SHORT EXERCISE → Only the lines from the one containing "Generate a component" through the one containing "13500, 14250, 15000];" are to be copied, exactly and with both ends kept.

RAW RECORDS →
........
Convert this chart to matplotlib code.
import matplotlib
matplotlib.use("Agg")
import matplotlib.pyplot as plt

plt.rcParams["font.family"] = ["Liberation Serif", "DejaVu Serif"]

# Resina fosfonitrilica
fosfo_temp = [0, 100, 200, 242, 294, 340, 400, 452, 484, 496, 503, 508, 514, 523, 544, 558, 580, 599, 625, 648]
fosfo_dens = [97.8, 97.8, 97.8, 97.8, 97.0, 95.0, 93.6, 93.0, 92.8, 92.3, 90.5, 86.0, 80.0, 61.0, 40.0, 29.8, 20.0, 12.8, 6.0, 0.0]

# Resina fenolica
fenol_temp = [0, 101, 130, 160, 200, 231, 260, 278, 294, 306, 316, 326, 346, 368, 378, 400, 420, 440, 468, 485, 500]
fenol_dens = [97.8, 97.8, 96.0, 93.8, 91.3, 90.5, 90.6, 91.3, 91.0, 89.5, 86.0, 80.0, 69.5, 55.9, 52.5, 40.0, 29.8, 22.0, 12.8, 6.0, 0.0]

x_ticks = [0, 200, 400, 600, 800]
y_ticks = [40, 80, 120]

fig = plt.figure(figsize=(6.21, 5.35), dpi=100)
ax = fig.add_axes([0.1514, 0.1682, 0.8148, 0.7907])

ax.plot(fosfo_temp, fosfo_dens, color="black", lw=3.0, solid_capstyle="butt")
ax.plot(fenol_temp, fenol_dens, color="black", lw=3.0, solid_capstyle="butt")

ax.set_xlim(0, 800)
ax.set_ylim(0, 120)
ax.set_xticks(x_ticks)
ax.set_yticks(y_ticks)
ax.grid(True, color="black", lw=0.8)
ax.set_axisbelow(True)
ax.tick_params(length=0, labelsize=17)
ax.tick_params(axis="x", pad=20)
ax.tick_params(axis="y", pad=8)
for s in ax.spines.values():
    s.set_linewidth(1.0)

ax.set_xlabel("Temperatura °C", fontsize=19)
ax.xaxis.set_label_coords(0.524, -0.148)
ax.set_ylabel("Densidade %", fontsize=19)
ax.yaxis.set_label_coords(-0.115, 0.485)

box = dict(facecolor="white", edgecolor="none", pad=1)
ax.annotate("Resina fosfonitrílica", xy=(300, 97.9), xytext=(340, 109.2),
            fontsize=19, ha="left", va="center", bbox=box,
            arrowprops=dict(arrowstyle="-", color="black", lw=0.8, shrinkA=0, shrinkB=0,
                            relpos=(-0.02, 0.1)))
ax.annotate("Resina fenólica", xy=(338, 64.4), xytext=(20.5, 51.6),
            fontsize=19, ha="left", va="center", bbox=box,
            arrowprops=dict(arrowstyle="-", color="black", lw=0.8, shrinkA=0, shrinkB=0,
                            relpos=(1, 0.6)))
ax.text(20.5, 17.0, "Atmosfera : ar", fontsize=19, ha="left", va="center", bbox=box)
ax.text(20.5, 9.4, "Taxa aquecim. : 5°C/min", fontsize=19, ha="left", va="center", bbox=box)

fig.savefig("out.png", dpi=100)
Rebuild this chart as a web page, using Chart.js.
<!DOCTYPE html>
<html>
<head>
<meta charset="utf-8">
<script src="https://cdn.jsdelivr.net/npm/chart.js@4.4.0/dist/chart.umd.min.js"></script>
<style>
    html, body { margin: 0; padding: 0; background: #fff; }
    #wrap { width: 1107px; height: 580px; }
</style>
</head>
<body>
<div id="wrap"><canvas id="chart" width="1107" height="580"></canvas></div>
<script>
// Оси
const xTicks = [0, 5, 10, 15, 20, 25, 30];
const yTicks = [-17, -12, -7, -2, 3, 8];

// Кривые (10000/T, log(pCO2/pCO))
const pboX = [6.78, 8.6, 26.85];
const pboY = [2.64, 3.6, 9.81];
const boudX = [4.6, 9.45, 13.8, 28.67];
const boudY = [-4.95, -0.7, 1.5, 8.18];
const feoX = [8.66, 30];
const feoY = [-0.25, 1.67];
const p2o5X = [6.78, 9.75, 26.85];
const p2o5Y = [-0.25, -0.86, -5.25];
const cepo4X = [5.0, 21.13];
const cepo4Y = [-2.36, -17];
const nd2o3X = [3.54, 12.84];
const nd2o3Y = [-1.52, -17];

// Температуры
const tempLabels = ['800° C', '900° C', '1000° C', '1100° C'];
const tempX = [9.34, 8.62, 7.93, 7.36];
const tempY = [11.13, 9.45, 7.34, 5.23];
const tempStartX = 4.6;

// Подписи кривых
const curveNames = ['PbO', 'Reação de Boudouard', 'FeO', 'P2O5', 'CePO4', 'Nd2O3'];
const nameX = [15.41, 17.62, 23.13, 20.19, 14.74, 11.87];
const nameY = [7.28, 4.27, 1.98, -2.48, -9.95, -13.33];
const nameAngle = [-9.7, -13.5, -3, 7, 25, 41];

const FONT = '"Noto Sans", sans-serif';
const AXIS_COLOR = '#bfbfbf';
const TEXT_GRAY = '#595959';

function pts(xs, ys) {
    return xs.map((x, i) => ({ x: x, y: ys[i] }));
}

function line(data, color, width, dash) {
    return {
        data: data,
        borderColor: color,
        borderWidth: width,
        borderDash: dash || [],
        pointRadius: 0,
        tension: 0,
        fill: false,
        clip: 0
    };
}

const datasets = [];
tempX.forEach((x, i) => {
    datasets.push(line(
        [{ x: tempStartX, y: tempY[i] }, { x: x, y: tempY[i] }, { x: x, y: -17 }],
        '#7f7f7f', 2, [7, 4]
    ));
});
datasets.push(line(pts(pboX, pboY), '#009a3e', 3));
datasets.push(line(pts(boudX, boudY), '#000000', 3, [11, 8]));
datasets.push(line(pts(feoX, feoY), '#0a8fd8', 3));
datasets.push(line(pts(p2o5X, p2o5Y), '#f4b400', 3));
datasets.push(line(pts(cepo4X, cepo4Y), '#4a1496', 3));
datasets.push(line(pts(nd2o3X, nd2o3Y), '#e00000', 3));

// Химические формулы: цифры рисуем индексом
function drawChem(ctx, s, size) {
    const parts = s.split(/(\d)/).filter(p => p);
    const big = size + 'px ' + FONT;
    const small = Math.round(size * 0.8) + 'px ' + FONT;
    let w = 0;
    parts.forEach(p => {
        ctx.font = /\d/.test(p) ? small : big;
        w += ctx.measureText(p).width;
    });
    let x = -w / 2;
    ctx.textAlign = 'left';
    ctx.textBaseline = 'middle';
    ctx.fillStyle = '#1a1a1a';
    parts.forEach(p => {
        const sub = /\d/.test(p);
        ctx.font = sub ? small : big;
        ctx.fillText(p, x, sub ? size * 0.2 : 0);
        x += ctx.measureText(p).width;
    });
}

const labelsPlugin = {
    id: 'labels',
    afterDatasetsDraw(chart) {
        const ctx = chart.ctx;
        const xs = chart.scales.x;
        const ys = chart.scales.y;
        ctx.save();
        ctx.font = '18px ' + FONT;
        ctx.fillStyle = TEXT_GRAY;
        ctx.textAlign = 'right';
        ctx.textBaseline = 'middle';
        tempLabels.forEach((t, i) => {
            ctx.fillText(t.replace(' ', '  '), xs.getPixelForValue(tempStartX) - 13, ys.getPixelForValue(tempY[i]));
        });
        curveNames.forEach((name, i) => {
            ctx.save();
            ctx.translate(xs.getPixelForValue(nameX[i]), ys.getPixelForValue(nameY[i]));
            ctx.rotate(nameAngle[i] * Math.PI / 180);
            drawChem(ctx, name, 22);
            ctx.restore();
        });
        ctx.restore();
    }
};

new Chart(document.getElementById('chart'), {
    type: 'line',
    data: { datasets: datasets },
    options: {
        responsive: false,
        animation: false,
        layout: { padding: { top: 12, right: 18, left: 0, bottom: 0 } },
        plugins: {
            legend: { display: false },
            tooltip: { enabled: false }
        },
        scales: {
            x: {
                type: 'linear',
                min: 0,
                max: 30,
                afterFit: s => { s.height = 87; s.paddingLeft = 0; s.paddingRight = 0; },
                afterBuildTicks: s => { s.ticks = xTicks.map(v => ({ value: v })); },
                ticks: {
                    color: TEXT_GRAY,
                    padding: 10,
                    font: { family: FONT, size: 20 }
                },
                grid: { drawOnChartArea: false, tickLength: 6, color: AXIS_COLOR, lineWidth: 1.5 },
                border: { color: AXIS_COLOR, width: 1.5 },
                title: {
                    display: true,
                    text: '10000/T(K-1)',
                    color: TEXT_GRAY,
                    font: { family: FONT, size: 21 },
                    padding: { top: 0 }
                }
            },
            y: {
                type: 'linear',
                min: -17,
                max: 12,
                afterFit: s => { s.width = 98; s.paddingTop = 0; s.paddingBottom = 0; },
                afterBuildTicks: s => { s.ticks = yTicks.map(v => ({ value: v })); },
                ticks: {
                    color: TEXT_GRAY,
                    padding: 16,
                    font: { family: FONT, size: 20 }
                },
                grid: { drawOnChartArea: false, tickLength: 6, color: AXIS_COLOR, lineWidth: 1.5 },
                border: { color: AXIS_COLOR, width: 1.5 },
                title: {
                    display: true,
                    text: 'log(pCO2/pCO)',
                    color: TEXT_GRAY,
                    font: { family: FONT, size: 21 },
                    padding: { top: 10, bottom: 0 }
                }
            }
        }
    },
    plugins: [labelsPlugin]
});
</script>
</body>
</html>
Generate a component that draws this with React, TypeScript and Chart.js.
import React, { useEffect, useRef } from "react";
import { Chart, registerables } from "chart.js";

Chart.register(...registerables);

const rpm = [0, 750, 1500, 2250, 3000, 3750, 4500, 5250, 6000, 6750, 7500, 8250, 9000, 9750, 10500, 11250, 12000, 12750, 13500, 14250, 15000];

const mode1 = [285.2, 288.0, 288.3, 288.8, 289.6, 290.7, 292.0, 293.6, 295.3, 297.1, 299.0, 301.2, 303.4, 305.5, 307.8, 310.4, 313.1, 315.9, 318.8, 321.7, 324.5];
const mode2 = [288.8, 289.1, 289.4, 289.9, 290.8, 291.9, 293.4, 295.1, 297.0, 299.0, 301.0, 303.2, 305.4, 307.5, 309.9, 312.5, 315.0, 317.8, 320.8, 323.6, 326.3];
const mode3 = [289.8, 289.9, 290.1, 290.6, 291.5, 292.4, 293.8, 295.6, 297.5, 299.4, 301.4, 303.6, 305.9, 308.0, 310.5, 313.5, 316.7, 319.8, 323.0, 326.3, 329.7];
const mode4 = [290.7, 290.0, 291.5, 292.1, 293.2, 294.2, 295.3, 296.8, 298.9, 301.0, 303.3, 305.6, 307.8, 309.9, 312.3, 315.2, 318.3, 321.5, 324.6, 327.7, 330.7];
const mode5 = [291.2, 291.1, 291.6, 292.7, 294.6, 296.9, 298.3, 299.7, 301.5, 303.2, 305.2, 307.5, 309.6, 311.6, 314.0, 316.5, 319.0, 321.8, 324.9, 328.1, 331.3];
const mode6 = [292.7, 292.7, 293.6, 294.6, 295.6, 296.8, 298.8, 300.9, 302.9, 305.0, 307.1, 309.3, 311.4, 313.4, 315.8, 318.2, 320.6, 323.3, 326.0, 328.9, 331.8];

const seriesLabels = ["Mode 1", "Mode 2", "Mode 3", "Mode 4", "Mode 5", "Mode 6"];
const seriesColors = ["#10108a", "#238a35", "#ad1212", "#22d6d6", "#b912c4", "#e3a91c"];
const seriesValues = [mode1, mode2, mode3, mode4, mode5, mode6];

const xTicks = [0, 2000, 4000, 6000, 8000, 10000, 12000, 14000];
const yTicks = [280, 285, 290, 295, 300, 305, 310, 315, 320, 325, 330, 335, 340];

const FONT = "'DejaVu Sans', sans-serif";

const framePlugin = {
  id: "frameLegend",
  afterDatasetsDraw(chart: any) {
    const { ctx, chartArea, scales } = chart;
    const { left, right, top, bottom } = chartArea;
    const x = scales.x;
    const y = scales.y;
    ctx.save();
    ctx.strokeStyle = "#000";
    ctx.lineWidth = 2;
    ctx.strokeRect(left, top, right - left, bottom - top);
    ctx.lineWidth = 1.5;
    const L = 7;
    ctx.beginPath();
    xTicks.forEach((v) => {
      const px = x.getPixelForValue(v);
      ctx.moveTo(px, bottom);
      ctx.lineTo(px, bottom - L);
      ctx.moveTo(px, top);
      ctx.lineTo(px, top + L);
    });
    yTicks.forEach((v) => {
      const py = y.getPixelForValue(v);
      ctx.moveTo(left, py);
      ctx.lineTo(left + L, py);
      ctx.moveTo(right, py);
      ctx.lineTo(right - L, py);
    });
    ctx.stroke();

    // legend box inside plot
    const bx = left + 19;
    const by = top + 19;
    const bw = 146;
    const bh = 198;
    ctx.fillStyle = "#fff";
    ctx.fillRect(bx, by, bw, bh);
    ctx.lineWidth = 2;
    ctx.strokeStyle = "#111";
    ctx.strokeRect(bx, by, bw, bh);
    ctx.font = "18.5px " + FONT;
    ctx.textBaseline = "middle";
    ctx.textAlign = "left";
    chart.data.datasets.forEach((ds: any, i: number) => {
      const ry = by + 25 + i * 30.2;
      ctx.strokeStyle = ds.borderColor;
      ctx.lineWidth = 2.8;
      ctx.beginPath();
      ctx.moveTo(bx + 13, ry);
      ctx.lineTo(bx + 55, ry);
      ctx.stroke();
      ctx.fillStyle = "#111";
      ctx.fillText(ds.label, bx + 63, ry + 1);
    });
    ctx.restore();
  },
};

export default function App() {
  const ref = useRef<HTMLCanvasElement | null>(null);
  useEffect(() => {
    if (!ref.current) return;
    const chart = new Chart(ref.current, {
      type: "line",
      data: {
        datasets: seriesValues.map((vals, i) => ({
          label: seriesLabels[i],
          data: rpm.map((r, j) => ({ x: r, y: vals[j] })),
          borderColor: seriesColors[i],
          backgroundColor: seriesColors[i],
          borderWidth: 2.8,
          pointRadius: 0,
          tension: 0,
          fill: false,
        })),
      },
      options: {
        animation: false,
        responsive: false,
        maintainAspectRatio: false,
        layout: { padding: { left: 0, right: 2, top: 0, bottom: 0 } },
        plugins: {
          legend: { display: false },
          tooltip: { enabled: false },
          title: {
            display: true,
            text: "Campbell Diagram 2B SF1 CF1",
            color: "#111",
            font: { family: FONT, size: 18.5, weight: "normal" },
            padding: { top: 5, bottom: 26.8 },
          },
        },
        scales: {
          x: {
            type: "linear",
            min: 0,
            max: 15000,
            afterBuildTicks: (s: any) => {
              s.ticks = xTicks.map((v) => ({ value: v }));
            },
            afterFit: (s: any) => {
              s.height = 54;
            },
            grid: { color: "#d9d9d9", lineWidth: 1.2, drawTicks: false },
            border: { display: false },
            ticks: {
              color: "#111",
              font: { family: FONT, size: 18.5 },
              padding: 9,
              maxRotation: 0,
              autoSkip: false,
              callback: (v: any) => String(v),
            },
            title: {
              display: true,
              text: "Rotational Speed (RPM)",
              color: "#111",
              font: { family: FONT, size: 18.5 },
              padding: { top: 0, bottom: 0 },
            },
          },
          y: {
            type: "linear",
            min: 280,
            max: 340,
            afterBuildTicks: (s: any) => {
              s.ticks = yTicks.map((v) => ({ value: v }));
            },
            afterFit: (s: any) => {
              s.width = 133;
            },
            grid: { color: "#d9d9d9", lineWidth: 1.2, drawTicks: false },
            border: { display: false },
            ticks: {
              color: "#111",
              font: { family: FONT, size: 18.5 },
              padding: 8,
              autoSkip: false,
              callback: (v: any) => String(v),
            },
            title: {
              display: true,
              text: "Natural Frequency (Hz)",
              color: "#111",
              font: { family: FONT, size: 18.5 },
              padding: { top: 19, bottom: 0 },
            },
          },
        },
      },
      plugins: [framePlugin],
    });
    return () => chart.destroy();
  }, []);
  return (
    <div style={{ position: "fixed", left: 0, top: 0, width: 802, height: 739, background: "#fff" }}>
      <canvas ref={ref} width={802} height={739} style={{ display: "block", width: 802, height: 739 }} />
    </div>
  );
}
........
OUTPUT OF THE TASK →
Generate a component that draws this with React, TypeScript and Chart.js.
import React, { useEffect, useRef } from "react";
import { Chart, registerables } from "chart.js";

Chart.register(...registerables);

const rpm = [0, 750, 1500, 2250, 3000, 3750, 4500, 5250, 6000, 6750, 7500, 8250, 9000, 9750, 10500, 11250, 12000, 12750, 13500, 14250, 15000];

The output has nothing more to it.